**Do this**
Gather all lines in the entries below that include the word "script".

*** Material to process

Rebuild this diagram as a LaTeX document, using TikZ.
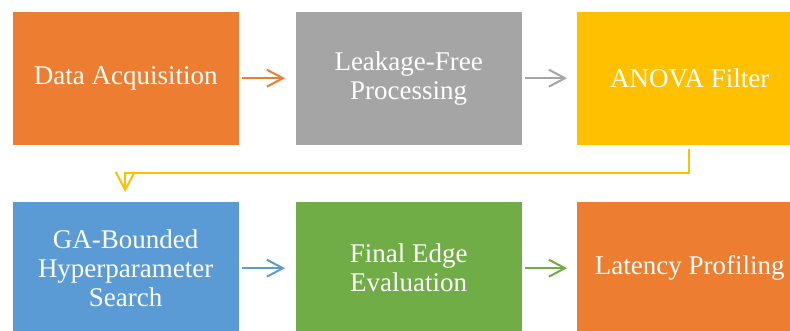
\documentclass[tikz,border=0pt]{standalone}
\usepackage{fontspec}
\setmainfont{Liberation Serif}
\usetikzlibrary{arrows.meta}
\definecolor{cOrange}{HTML}{ED7D31}
\definecolor{cGray}{HTML}{A5A5A5}
\definecolor{cGold}{HTML}{FFC000}
\definecolor{cBlue}{HTML}{5B9BD5}
\definecolor{cGreen}{HTML}{70AD47}
\begin{document}
\begin{tikzpicture}[x=1pt,y=-1pt,
  box/.style={minimum width=227pt, minimum height=134pt, inner sep=0pt,
    text=white, font=\fontsize{27}{29}\selectfont, align=center, anchor=north west,
    draw=white, line width=0.4pt},
  arr/.style={line width=2pt, -{Straight Barb[length=16pt,width=17pt]}}]
\clip (0,0) rectangle (790,331);
\fill[white] (0,0) rectangle (790,331);
\node[box, fill=cOrange] (a) at (12,11) {Data Acquisition};
\node[box, fill=cGray]   (b) at (295,11) {Leakage-Free\\Processing};
\node[box, fill=cGold]   (c) at (576,11) {ANOVA Filter};
\node[box, fill=cBlue]   (d) at (12,201) {GA-Bounded\\Hyperparameter\\Search};
\node[box, fill=cGreen]  (e) at (295,201) {Final Edge\\Evaluation};
\node[box, fill=cOrange] (f) at (576,201) {Latency Profiling};
\draw[arr, draw=cOrange] ([xshift=3pt]a.east) -- ([xshift=-10pt]b.west);
\draw[arr, draw=cGray]   ([xshift=3pt]b.east) -- ([xshift=-9pt]c.west);
\draw[arr, draw=cBlue]   ([xshift=3pt]d.east) -- ([xshift=-10pt]e.west);
\draw[arr, draw=cGreen]  ([xshift=3pt]e.east) -- ([xshift=-9pt]f.west);
\draw[line width=2pt, draw=cGold, -{Straight Barb[length=18pt,width=19pt]}]
  ([xshift=-0.5pt,yshift=-4pt]c.south) -- ++(0,24) -| ([xshift=-0.5pt,yshift=9pt]d.north);
\end{tikzpicture}
\end{document}
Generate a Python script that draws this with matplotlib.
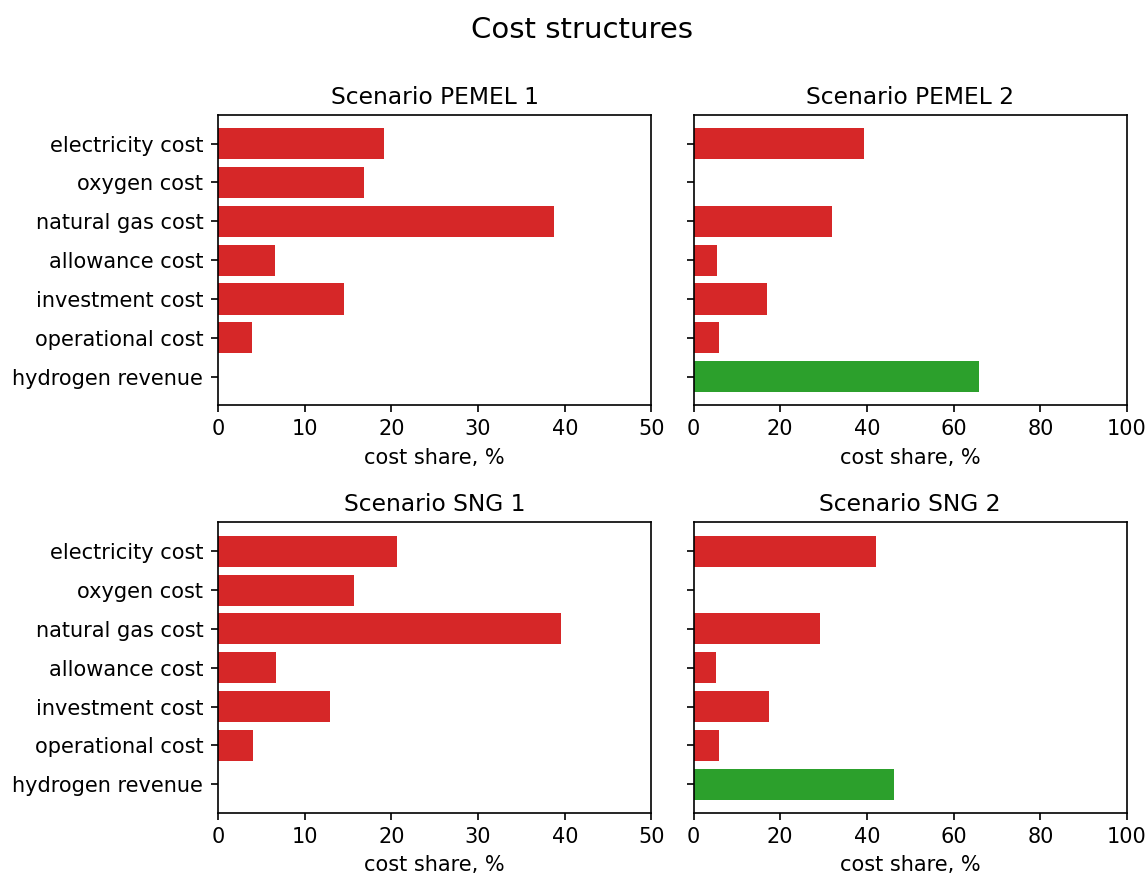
import matplotlib
matplotlib.use("Agg")
import matplotlib.pyplot as plt

# cost items, top to bottom
items = ["electricity cost", "oxygen cost", "natural gas cost", "allowance cost",
         "investment cost", "operational cost", "hydrogen revenue"]

# cost shares, %
pemel_1 = [19.1, 16.8, 38.8, 6.6, 14.5, 3.95, 0.0]
pemel_2 = [39.3, 0.0, 32.0, 5.4, 16.9, 5.8, 65.8]
sng_1 = [20.7, 15.7, 39.6, 6.7, 12.9, 4.1, 0.0]
sng_2 = [42.1, 0.0, 29.2, 5.1, 17.3, 5.8, 46.3]

titles = ["Scenario PEMEL 1", "Scenario PEMEL 2", "Scenario SNG 1", "Scenario SNG 2"]
xmax = [50, 100, 50, 100]

colors = ["tab:red"] * 6 + ["tab:green"]

plt.rcParams.update({
    "font.size": 15,
    "axes.linewidth": 1.2,
    "xtick.major.size": 5,
    "ytick.major.size": 5,
    "xtick.major.width": 1.2,
    "ytick.major.width": 1.2,
    "xtick.major.pad": 5,
    "ytick.major.pad": 5.5,
})

fig, axes = plt.subplots(2, 2, figsize=(11.47, 8.77), dpi=100, sharey=True)
fig.subplots_adjust(left=0.190, right=0.9826, top=0.869, bottom=0.073,
                    wspace=0.097, hspace=0.403)

for ax, vals, title, xm in zip(axes.flat, [pemel_1, pemel_2, sng_1, sng_2], titles, xmax):
    ax.barh(items, vals, color=colors)
    ax.set_title(title, fontsize=16.8, pad=8)
    ax.set_xlim(0, xm)
    ax.set_xlabel("cost share, %", labelpad=6)

axes[0, 0].invert_yaxis()

fig.suptitle("Cost structures", fontsize=21, x=0.507, y=0.982)
fig.savefig("out.png", dpi=100)
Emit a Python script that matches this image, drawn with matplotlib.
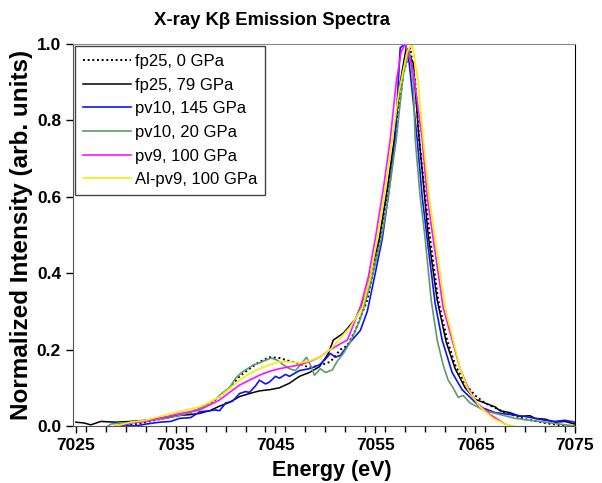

******

**Result of the task**
Generate a Python script that draws this with matplotlib.
Emit a Python script that matches this image, drawn with matplotlib.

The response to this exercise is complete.